Trial delayed for Massena man accused of killing roommate
By ANDY GARDNER
MASSENA -- The murder trial of a Massena man accused of killing his roommate has been pushed back to Jan. 22.
Keith Bjork, 51, is charged with second-degree murder, accused of beating to death his roommate Demar Buckner on the night of Oct. 27, 2016 at the apartment they shared at 192 Center St.The St. Lawrence County Court Clerk’s office said Bjork’s attorney, Richard V. Manning of Parishville, has requested another councilor to assist him at trial, so attorney Daniel Ramsey has been added to the defense, the court clerk’s office said.
In an October phone interview, Manning alleged that Bjork’s constitutional rights were violated following his arrest.
Manning says Massena police officers violated Bjork’s constitutional rights.
He said he has video of Bjork at the Massena police station yelling for a lawyer, but says officers claim they never heard him ask for one.

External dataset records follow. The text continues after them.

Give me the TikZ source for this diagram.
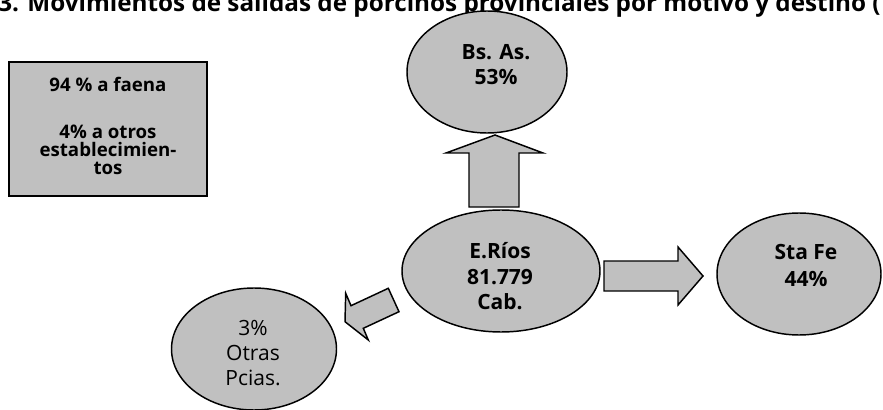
\documentclass[tikz,border=0pt]{standalone}
\usepackage{fontspec}
\setmainfont{Open Sans}
\usetikzlibrary{shapes.geometric}
\begin{document}
\begin{tikzpicture}[x=0.75pt,y=-0.75pt,
  shapebox/.style={draw=black,line width=1.1pt,fill=shapegray},
  ell/.style={shapebox,ellipse,inner sep=0pt},
  big/.style={font=\fontsize{15.75pt}{18.75pt}\selectfont\bfseries,anchor=base,inner sep=0pt},
  bigreg/.style={font=\fontsize{15.75pt}{18.75pt}\selectfont,anchor=base,inner sep=0pt},
  small/.style={font=\fontsize{14pt}{14pt}\selectfont\bfseries,anchor=base,inner sep=0pt},
  titlefont/.style={font=\fontsize{18.2pt}{20pt}\selectfont\bfseries,anchor=base west,inner sep=0pt}]
\definecolor{shapegray}{HTML}{C0C0C0}
\useasboundingbox (0,0) rectangle (883,410);
\fill[white] (0,0) rectangle (883,410);
% title
\node[titlefont] (title) at (-2,12) {3. Movimientos de salidas de porcinos provinciales por motivo y destino (};
% box
\node[shapebox,rectangle,minimum width=148.5pt,minimum height=100.5pt,inner sep=0pt] (box) at (108,129) {};
\node[small] (b1) at (108,92) {94 \% a faena};
\node[small] (b2) at (108,138) {4\% a otros};
\node[small] (b3) at (108,156.5) {establecimien-};
\node[small] (b4) at (108,175) {tos};
% ellipses
\node[ell,minimum width=120pt,minimum height=91.5pt] (bsas) at (487,72) {};
\node[ell,minimum width=148.5pt,minimum height=91.5pt] (erios) at (501,271) {};
\node[ell,minimum width=123pt,minimum height=91.5pt] (stafe) at (799,274) {};
\node[ell,minimum width=123.75pt,minimum height=91.5pt] (otras) at (254,349) {};
% texts
\node[big] (t1) at (496,60) {Bs. As.};
\node[big] (t2) at (496,85) {53\%};
\node[big] (t3) at (500,258) {E.Ríos};
\node[big] (t4) at (500,284) {81.779};
\node[big] (t5) at (500,309) {Cab.};
\node[big] (t6) at (806,259) {Sta Fe};
\node[big] (t7) at (806,286) {44\%};
\node[bigreg] (t8) at (253,335) {3\%};
\node[bigreg] (t9) at (253,360) {Otras};
\node[bigreg] (t10) at (253,385) {Pcias.};
% block arrows
\draw[shapebox,line join=miter] (469,207) -- (469,153) -- (446,153) -- (495,135) -- (543,153) -- (519,153) -- (519,207) -- cycle;
\draw[shapebox,line join=miter] (604,261) -- (678,261) -- (678,247) -- (703,276) -- (678,305) -- (678,291) -- (604,291) -- cycle;
\draw[shapebox,line join=miter] (388.3,288.3) -- (351,305.7) -- (345.7,293.3) -- (345,321.7) -- (368.3,340) -- (363.3,328.3) -- (399,311.7) -- cycle;
\end{tikzpicture}
\end{document}
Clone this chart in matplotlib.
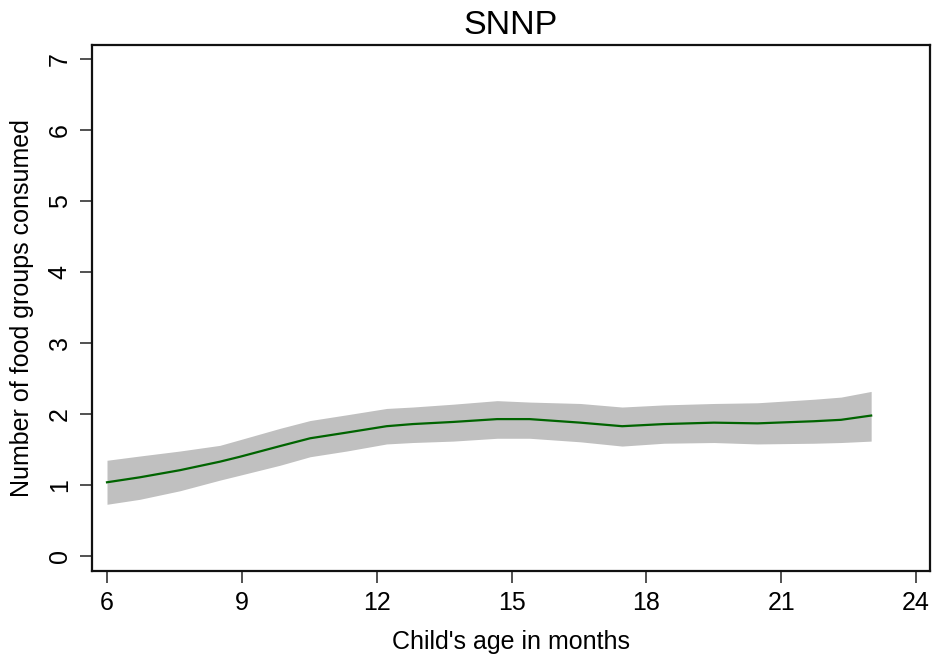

“I believe Mr. Bjork invoked his right to council before he spoke to police and they violated his constitutional rights by continuing to speak with him,” Manning said in October. “You’re supposed to be advised of your Miranda rights to be silent and have a lawyer … there’s no doubt he was in custody, no doubt he said repeatedly that ‘I want a lawyer’ and those cops did not pay attention to that.
“We have constitutional rights that should be honored by any authority that arrests you.”
The night that Bjork was arrested, Chief Adam Love at the time said he was sent to the county jail in lieu of $100,000 bail for violating his probation because officers could smell alcohol on his breath.
Manning claimed that amounts to holding him without charges, since a court had not filed a petition for a probation violation.
“There’s no question there was a violation,” Manning said earlier in the fall, but argued Bjork could have been released “unless there’s a petition filed where a court says ‘arrest this man.’”
The case has been assigned to special prosecutor Gary Miles, said Josh Haberkornhalm, a St. Lawrence County assistant district attorney.
The ADA said during a suppression hearing, Bjork revealed that District Attorney Mary Rain had represented him in a felony criminal contempt case in 2010, when she was a defense attorney.
“If I had to cross examine him on prior conduct my boss had represented him on, that would create and appearance we had used information gleaned from his prior representation … a not good situation,” Haberkornhalm said during an Oct. 4 phone interview. “It’s just one of those things that came to light, no misconduct or anything. It’s just she happened to represent him … and it came out at the hearing.”